»»

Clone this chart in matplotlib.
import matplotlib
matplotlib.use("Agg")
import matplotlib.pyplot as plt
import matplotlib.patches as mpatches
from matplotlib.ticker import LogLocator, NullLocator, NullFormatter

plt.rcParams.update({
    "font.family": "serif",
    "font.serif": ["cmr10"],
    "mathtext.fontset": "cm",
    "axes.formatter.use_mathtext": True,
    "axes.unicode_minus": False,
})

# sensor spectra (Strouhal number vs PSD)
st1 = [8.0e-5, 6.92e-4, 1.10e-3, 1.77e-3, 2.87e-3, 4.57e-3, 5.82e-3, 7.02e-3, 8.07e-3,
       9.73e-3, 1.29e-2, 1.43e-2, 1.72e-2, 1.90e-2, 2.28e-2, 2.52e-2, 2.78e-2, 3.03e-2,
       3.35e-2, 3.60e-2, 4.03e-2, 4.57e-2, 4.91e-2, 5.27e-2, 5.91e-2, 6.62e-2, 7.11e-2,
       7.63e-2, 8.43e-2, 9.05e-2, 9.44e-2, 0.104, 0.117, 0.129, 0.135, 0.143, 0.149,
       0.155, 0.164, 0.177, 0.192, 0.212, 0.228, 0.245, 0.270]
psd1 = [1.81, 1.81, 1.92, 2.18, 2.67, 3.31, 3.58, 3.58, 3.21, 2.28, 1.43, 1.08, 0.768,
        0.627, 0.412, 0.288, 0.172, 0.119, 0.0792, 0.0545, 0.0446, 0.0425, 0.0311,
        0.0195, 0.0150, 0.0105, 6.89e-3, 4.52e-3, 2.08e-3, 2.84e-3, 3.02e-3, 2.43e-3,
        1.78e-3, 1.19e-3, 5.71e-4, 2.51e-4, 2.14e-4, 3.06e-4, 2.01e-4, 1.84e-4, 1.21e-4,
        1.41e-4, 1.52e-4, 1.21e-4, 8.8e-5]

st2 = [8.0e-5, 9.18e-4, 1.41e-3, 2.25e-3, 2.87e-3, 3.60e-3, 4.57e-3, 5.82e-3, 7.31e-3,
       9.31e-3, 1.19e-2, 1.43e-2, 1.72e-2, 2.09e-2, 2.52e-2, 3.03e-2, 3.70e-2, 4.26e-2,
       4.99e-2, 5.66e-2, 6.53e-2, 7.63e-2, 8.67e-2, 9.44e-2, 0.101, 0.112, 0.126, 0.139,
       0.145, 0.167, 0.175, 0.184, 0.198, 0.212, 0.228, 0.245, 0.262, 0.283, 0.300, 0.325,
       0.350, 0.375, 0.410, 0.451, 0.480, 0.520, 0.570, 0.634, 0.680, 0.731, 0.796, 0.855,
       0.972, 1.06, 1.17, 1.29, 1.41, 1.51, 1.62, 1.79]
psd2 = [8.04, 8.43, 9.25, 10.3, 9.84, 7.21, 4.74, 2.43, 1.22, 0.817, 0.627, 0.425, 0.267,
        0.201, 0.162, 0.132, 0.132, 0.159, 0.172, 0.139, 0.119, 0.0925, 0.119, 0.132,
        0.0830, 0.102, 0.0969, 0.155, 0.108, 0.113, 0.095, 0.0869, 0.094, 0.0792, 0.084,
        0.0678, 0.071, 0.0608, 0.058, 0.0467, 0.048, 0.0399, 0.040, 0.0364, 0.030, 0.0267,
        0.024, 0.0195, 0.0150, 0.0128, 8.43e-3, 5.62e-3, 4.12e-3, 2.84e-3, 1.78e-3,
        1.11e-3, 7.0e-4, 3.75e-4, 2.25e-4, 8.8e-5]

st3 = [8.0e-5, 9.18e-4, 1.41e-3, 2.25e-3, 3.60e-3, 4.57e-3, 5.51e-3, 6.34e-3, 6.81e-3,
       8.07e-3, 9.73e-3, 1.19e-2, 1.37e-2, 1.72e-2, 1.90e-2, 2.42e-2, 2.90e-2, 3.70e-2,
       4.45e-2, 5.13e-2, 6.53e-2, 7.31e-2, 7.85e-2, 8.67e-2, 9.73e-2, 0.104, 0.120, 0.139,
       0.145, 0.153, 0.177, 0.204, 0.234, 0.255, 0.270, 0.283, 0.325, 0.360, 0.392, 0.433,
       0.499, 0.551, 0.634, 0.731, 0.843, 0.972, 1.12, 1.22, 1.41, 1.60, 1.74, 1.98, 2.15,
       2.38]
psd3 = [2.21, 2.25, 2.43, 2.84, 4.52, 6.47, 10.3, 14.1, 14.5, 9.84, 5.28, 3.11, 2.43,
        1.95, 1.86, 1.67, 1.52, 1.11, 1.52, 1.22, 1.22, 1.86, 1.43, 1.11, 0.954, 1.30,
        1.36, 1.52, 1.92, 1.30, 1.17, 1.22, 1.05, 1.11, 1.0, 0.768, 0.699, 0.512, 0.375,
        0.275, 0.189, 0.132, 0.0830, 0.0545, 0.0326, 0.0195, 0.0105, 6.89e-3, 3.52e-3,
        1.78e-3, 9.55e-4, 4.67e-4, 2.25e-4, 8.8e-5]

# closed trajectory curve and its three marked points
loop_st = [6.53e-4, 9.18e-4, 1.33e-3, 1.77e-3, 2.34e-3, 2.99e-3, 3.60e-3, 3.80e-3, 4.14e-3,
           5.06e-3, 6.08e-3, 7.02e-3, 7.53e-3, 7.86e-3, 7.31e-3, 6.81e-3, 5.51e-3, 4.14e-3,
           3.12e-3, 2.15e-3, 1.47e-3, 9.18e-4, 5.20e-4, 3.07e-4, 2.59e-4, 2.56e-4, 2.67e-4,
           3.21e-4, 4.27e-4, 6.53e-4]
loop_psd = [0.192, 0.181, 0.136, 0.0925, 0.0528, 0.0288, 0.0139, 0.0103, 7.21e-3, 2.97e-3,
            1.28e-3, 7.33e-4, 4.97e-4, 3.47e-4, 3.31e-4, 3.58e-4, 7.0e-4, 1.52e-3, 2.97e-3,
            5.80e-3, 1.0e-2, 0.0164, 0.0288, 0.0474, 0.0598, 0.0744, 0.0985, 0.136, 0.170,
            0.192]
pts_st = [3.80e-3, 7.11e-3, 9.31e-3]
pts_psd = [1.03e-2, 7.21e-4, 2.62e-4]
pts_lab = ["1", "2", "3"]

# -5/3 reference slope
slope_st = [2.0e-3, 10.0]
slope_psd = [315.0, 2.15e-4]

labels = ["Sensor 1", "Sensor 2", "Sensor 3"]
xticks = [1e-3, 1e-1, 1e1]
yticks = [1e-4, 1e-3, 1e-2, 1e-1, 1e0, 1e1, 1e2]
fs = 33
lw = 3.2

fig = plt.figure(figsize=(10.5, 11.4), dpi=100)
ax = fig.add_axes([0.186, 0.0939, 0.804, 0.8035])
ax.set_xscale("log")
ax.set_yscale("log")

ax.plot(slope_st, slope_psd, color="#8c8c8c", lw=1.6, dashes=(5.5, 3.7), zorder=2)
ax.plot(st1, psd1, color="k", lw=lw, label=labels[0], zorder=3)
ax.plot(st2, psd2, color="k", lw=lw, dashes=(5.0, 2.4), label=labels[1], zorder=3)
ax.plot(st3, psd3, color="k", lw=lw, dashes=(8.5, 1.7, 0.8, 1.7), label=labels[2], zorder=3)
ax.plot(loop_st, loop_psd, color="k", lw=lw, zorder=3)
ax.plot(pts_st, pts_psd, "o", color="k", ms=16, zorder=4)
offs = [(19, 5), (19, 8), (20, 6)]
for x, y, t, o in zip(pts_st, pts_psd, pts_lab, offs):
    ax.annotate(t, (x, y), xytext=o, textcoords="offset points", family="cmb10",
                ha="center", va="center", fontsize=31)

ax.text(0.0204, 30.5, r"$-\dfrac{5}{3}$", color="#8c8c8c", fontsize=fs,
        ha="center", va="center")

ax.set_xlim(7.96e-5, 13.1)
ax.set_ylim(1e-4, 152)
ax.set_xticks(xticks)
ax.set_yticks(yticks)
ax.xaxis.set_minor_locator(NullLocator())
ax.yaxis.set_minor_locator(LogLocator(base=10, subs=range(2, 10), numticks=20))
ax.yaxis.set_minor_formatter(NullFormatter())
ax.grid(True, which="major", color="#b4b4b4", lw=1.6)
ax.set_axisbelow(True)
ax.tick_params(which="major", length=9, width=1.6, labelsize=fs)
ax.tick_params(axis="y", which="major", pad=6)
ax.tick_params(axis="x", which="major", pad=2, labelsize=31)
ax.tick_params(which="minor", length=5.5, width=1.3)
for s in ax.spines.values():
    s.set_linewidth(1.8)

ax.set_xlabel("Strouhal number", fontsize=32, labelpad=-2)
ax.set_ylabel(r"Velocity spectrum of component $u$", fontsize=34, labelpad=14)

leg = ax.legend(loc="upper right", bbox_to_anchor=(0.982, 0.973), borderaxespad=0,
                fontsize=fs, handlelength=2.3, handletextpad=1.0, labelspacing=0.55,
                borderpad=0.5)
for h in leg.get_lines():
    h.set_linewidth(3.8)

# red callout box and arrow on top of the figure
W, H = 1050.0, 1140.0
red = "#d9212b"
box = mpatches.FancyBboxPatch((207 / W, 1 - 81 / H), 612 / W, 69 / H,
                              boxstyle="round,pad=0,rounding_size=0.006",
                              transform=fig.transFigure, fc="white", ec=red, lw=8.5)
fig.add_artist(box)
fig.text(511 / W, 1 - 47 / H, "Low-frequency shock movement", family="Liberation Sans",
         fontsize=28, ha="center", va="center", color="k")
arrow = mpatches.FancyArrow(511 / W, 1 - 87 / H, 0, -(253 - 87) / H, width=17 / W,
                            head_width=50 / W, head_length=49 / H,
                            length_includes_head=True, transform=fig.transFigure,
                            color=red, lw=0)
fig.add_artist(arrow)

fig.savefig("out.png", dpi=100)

««

* [BRIEF]:
Everything from the first line above through the line that contains "1.41e-4, 1.52e-4, 1.21e-4, 8.8e-5]" should be duplicated exactly, please, and nothing beyond it.

* [CORRECT RESPONSE]:
Clone this chart in matplotlib.
import matplotlib
matplotlib.use("Agg")
import matplotlib.pyplot as plt
import matplotlib.patches as mpatches
from matplotlib.ticker import LogLocator, NullLocator, NullFormatter

plt.rcParams.update({
    "font.family": "serif",
    "font.serif": ["cmr10"],
    "mathtext.fontset": "cm",
    "axes.formatter.use_mathtext": True,
    "axes.unicode_minus": False,
})

# sensor spectra (Strouhal number vs PSD)
st1 = [8.0e-5, 6.92e-4, 1.10e-3, 1.77e-3, 2.87e-3, 4.57e-3, 5.82e-3, 7.02e-3, 8.07e-3,
       9.73e-3, 1.29e-2, 1.43e-2, 1.72e-2, 1.90e-2, 2.28e-2, 2.52e-2, 2.78e-2, 3.03e-2,
       3.35e-2, 3.60e-2, 4.03e-2, 4.57e-2, 4.91e-2, 5.27e-2, 5.91e-2, 6.62e-2, 7.11e-2,
       7.63e-2, 8.43e-2, 9.05e-2, 9.44e-2, 0.104, 0.117, 0.129, 0.135, 0.143, 0.149,
       0.155, 0.164, 0.177, 0.192, 0.212, 0.228, 0.245, 0.270]
psd1 = [1.81, 1.81, 1.92, 2.18, 2.67, 3.31, 3.58, 3.58, 3.21, 2.28, 1.43, 1.08, 0.768,
        0.627, 0.412, 0.288, 0.172, 0.119, 0.0792, 0.0545, 0.0446, 0.0425, 0.0311,
        0.0195, 0.0150, 0.0105, 6.89e-3, 4.52e-3, 2.08e-3, 2.84e-3, 3.02e-3, 2.43e-3,
        1.78e-3, 1.19e-3, 5.71e-4, 2.51e-4, 2.14e-4, 3.06e-4, 2.01e-4, 1.84e-4, 1.21e-4,
        1.41e-4, 1.52e-4, 1.21e-4, 8.8e-5]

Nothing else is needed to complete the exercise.